MS. ARNOLD: They do want to avoid a floor--I mean, there are some people who say they should be paying Ralph Reed and all these people to march out of the convention because that would send a clear signal to the moderates that you're talking about, that he's their man.

They don't need--they don't need a divisive fight at all. I mean, what they really need and what they want is a message that this party is mainstream and moderate, and that's probably what they're going to get. I mean, they really have, have--they're doing everything they can not to repeat what happened in 1992. And I have every reason to predict that that will happen. I mean, that it won't repeat ‘92.

MR. BROWNSTEIN: You know, their interest in a floor fight is probably suggested by the fact that they have scheduled platform acceptance for Monday afternoon well out of prime time. (laughter)

MARGARET WARNER: Now do you think any of these other issues that they're all meeting on and debating, do you all agree with Elizabeth that some of these others could become intense or--

MR. BRODER: I don't see that myself. I mean, immigration is a really intensely felt issue, but it's something that can be finessed with language and probably will be finessed with language.

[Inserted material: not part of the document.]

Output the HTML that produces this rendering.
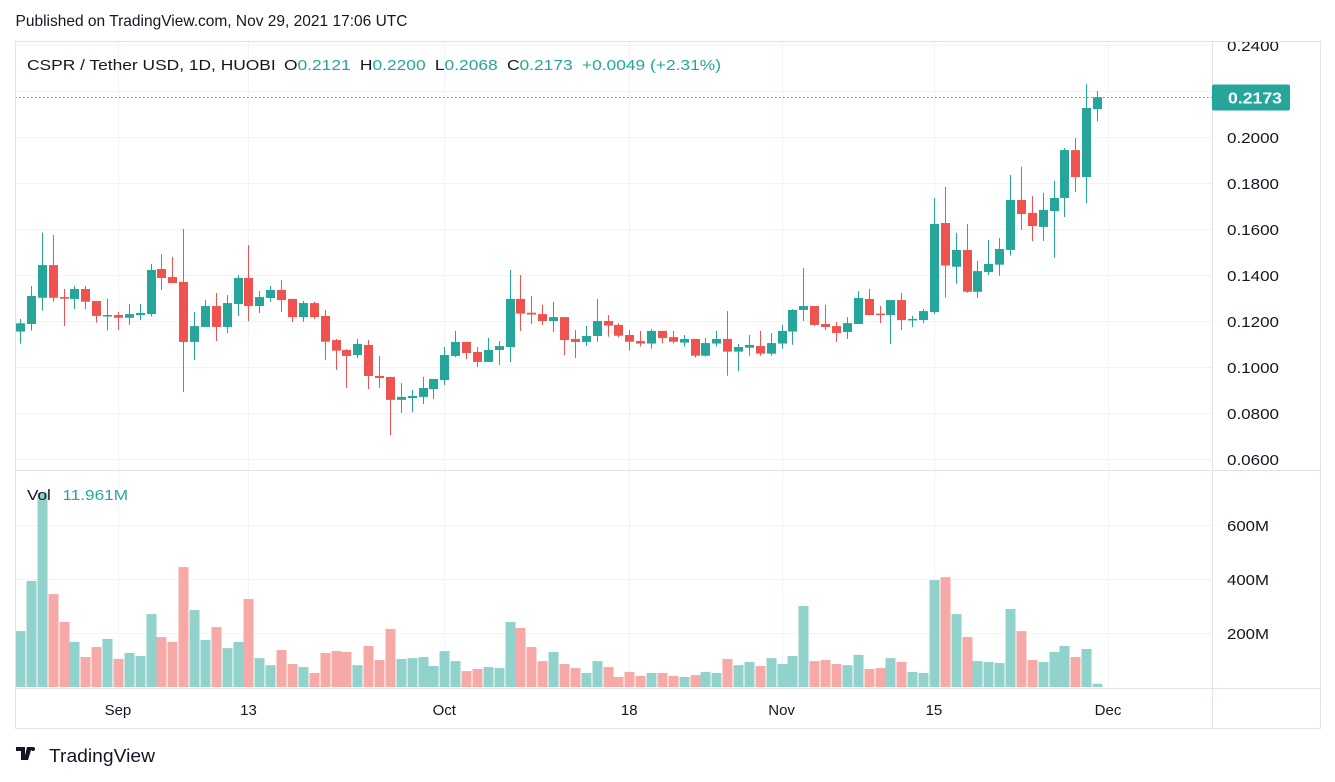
<!DOCTYPE html>
<html><head><meta charset="utf-8">
<style>
body{margin:0;background:#fff;width:1335px;height:782px;overflow:hidden;font-family:"Liberation Sans",sans-serif;}
svg{position:absolute;left:0;top:0}
</style></head>
<body>
<svg id="chart" width="1335" height="782" font-family="Liberation Sans, sans-serif">
<text x="16" y="26" font-size="16" fill="#131722" transform="scale(0.97,1)">Published on TradingView.com, Nov 29, 2021 17:06 UTC</text>
<g id="grid"></g>
<g id="vol"></g>
<g id="candles"></g>
<line x1="1212.5" y1="41" x2="1212.5" y2="728" stroke="#e0e3eb"/>
<line x1="15" y1="470.5" x2="1320" y2="470.5" stroke="#e0e3eb"/>
<line x1="15" y1="688.5" x2="1320" y2="688.5" stroke="#e0e3eb"/>
<g id="axes"></g>
<rect x="0" y="0" width="1335" height="41" fill="#fff"/>
<text x="16" y="26" font-size="16" fill="#131722" transform="scale(0.97,1)">Published on TradingView.com, Nov 29, 2021 17:06 UTC</text>
<rect x="15.5" y="41.5" width="1305" height="687" fill="none" stroke="#e0e3eb"/>
<text x="27" y="70" font-size="15" fill="#131722" textLength="694" lengthAdjust="spacingAndGlyphs">CSPR / Tether USD, 1D, HUOBI <tspan dx="3">O</tspan><tspan fill="#26a69a">0.2121</tspan><tspan dx="8">H</tspan><tspan fill="#26a69a">0.2200</tspan><tspan dx="8">L</tspan><tspan fill="#26a69a">0.2068</tspan><tspan dx="8">C</tspan><tspan fill="#26a69a">0.2173</tspan><tspan dx="8" fill="#26a69a">+0.0049 (+2.31%)</tspan></text>
<text x="27" y="500" font-size="15" fill="#131722" textLength="101" lengthAdjust="spacingAndGlyphs">Vol <tspan dx="6" fill="#26a69a">11.961M</tspan></text>
<g>
<path d="M16 747h9v13h-4v-9h-5z M27 747h5l-4 13h-4z" fill="#131722"/>
<circle cx="33" cy="749" r="2" fill="#131722"/>
<text x="49" y="762" font-size="18" fill="#131722" textLength="106" lengthAdjust="spacingAndGlyphs">TradingView</text>
</g>
</svg>
<script>
const opens=[0.1154,0.1187,0.1301,0.1443,0.1304,0.1296,0.1339,0.1287,0.1223,0.1226,0.1214,0.1226,0.1230,0.1426,0.1391,0.1370,0.1109,0.1174,0.1265,0.1174,0.1274,0.1387,0.1265,0.1300,0.1335,0.1296,0.1217,0.1278,0.1222,0.1117,0.1074,0.1052,0.1096,0.0961,0.0957,0.0857,0.0865,0.0870,0.0904,0.0943,0.1048,0.1109,0.1065,0.1022,0.1074,0.1087,0.1296,0.1236,0.1230,0.1200,0.1217,0.1122,0.1109,0.1135,0.1200,0.1183,0.1139,0.1113,0.1102,0.1157,0.1130,0.1106,0.1122,0.1049,0.1102,0.1122,0.1067,0.1084,0.1091,0.1058,0.1102,0.1154,0.1248,0.1265,0.1187,0.1178,0.1152,0.1187,0.1296,0.1232,0.1226,0.1291,0.1204,0.1204,0.1239,0.1626,0.1436,0.1509,0.1327,0.1413,0.1445,0.1509,0.1726,0.1670,0.1609,0.1678,0.1735,0.1943,0.1826,0.2121];
const highs=[0.1209,0.1352,0.1584,0.1574,0.1339,0.1353,0.1352,0.1287,0.1296,0.1239,0.1274,0.1274,0.1448,0.1491,0.1478,0.1600,0.1239,0.1291,0.1322,0.1313,0.1400,0.1530,0.1330,0.1352,0.1378,0.1296,0.1287,0.1284,0.1248,0.1122,0.1078,0.1122,0.1117,0.1048,0.0957,0.0930,0.0900,0.0957,0.0948,0.1087,0.1157,0.1109,0.1087,0.1126,0.1113,0.1422,0.1400,0.1309,0.1270,0.1283,0.1217,0.1161,0.1178,0.1296,0.1226,0.1191,0.1161,0.1157,0.1165,0.1157,0.1157,0.1139,0.1122,0.1126,0.1157,0.1243,0.1100,0.1139,0.1157,0.1148,0.1183,0.1252,0.1430,0.1265,0.1270,0.1196,0.1217,0.1330,0.1339,0.1265,0.1291,0.1322,0.1222,0.1252,0.1735,0.1783,0.1583,0.1622,0.1461,0.1552,0.1561,0.1835,0.1870,0.1743,0.1757,0.1809,0.1952,0.1996,0.2230,0.2200];
const lows=[0.1101,0.1158,0.1245,0.1284,0.1178,0.1252,0.1252,0.1193,0.1158,0.1161,0.1183,0.1204,0.1219,0.1335,0.1365,0.0891,0.1030,0.1174,0.1113,0.1148,0.1222,0.1200,0.1235,0.1283,0.1239,0.1196,0.1196,0.1209,0.1030,0.0987,0.0909,0.1039,0.0904,0.0909,0.0704,0.0800,0.0804,0.0839,0.0861,0.0922,0.1043,0.1035,0.1000,0.1022,0.1009,0.1022,0.1157,0.1187,0.1183,0.1152,0.1052,0.1039,0.1091,0.1109,0.1132,0.1128,0.1071,0.1089,0.1080,0.1102,0.1102,0.1089,0.1041,0.1045,0.1089,0.0962,0.0982,0.1049,0.1049,0.1049,0.1080,0.1097,0.1200,0.1178,0.1161,0.1109,0.1122,0.1187,0.1226,0.1191,0.1100,0.1161,0.1174,0.1191,0.1230,0.1301,0.1362,0.1323,0.1301,0.1400,0.1397,0.1484,0.1596,0.1548,0.1548,0.1475,0.1652,0.1761,0.1713,0.2068];
const closes=[0.1190,0.1309,0.1443,0.1301,0.1297,0.1339,0.1284,0.1222,0.1226,0.1214,0.1230,0.1235,0.1422,0.1387,0.1365,0.1109,0.1178,0.1265,0.1174,0.1278,0.1387,0.1265,0.1304,0.1335,0.1291,0.1217,0.1278,0.1217,0.1110,0.1071,0.1048,0.1100,0.0961,0.0952,0.0857,0.0870,0.0874,0.0909,0.0948,0.1052,0.1109,0.1061,0.1022,0.1074,0.1091,0.1296,0.1232,0.1228,0.1200,0.1217,0.1117,0.1109,0.1135,0.1200,0.1180,0.1136,0.1110,0.1102,0.1157,0.1126,0.1110,0.1122,0.1049,0.1104,0.1122,0.1067,0.1087,0.1096,0.1058,0.1104,0.1157,0.1248,0.1265,0.1183,0.1174,0.1148,0.1191,0.1300,0.1226,0.1228,0.1291,0.1204,0.1209,0.1243,0.1622,0.1441,0.1509,0.1327,0.1417,0.1448,0.1513,0.1726,0.1665,0.1613,0.1683,0.1735,0.1943,0.1826,0.2126,0.2173];
const volumes=[207,393,720,344,241,167,111,148,178,104,126,115,270,185,167,444,285,174,222,144,167,326,107,81,137,85,74,52,126,133,130,81,152,100,215,104,107,111,78,133,96,59,67,74,70,241,219,148,96,130,85,70,52,96,74,37,56,41,52,52,41,37,44,56,52,104,81,93,78,107,85,115,300,96,100,85,81,119,67,70,107,93,56,52,396,407,270,185,96,93,89,289,207,100,93,130,152,111,141,12];
const priceTicks=[0.06,0.08,0.10,0.12,0.14,0.16,0.18,0.20,0.24];
const volTicks=[200,400,600];
const dateLabels=["Sep","13","Oct","18","Nov","15","Dec"];
const dateIdx=[9,21,39,56,70,84,100];

const NS="http://www.w3.org/2000/svg";
const X0=20, DX=10.88;
const xOf=i=>X0+i*DX;
const yP=p=>45+(0.24-p)*2300;
const yV=v=>687-v*0.27;
function mk(tag,attrs,parent){const e=document.createElementNS(NS,tag);for(const k in attrs)e.setAttribute(k,attrs[k]);parent.appendChild(e);return e;}
const grid=document.getElementById('grid'),cg=document.getElementById('candles'),vg=document.getElementById('vol'),ax=document.getElementById('axes');
const GC="#f0f3fa";
priceTicks.concat([0.22]).forEach(p=>{const y=Math.round(yP(p))+0.5;if(y<42)return;const l=mk('line',{x1:15,x2:1212,y1:y,y2:y,stroke:GC},grid);

});
volTicks.forEach(v=>{const y=Math.round(yV(v))+0.5;const l=mk('line',{x1:15,x2:1212,y1:y,y2:y,stroke:GC},grid);

});
dateIdx.forEach(i=>{const x=Math.round(xOf(i))+0.5;const l=mk('line',{x1:x,x2:x,y1:42,y2:688,stroke:GC},grid);

});
const UP="#26a69a",DN="#ef5350";
for(let i=0;i<opens.length;i++){
 const up=closes[i]>=opens[i];const c=up?UP:DN;const x=xOf(i);
 const w=mk('line',{x1:Math.round(x)+0.5,x2:Math.round(x)+0.5,y1:yP(highs[i]),y2:yP(lows[i]),stroke:c},cg);
 
 
 const t=Math.min(yP(opens[i]),yP(closes[i]));const h=Math.max(1.5,Math.abs(yP(opens[i])-yP(closes[i])));
 const b=mk('rect',{x:Math.round(x)-4,y:t,width:9,height:h,fill:c},cg);
 
 
 const vb=mk('rect',{x:Math.round(x)-4.5,y:yV(volumes[i]),width:10,height:687-yV(volumes[i]),fill:up?"#92d2cc":"#f7a9a7"},vg);
 
 
}
priceTicks.forEach(p=>{const t=mk('text',{x:1227,y:yP(p)+6,'font-size':15,fill:'#131722',textLength:52,lengthAdjust:'spacingAndGlyphs'},ax);t.textContent=p.toFixed(4);

});
volTicks.forEach(v=>{const t=mk('text',{x:1227,y:yV(v)+6,'font-size':15,fill:'#131722',textLength:42,lengthAdjust:'spacingAndGlyphs'},ax);t.textContent=v+"M";

});
dateLabels.forEach((s,k)=>{const t=mk('text',{x:xOf(dateIdx[k]),y:715,'font-size':15,fill:'#131722','text-anchor':'middle'},ax);t.textContent=s;

});
const last=closes[closes.length-1];const ly=Math.round(yP(last))+0.5;
const dl=mk('line',{x1:15,x2:1212,y1:ly,y2:ly,stroke:UP,'stroke-dasharray':'1.5 2.5'},ax);


const tag=mk('rect',{x:1212,y:ly-13,width:78,height:26,rx:2,fill:UP},ax);


const tt=mk('text',{x:1228,y:ly+6,'font-size':16,'font-weight':'bold',fill:'#fff',textLength:54,lengthAdjust:'spacingAndGlyphs'},ax);tt.textContent=last.toFixed(4);


</script>
</body></html>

MS. ARNOLD: I mean, they'll always vow floor fights, but I suspect everything will probably pretty much be--especially since the Dole campaign got out front on abortion early on, so it was all in the press, we all talked about it, now it almost--there's sort of a denouement. It's, oh, abortion again.

MR. BROWNSTEIN: Yeah, the specifics, I think Elizabeth's right, the specifics of abortion are much less important than sort of the flavor that comes out of this whole thing. I mean, if, in fact, the abortion language that Bob Dole produced is significantly watered down by conservative forces, whether the Platform Committee or on the floor, it's going to be more and more difficult for him to say I am opening up the party, so the atmosphere, the atmospherics are probably more important than the specific words.

MARGARET WARNER: Well, thank you all very much. We'll have to leave it there.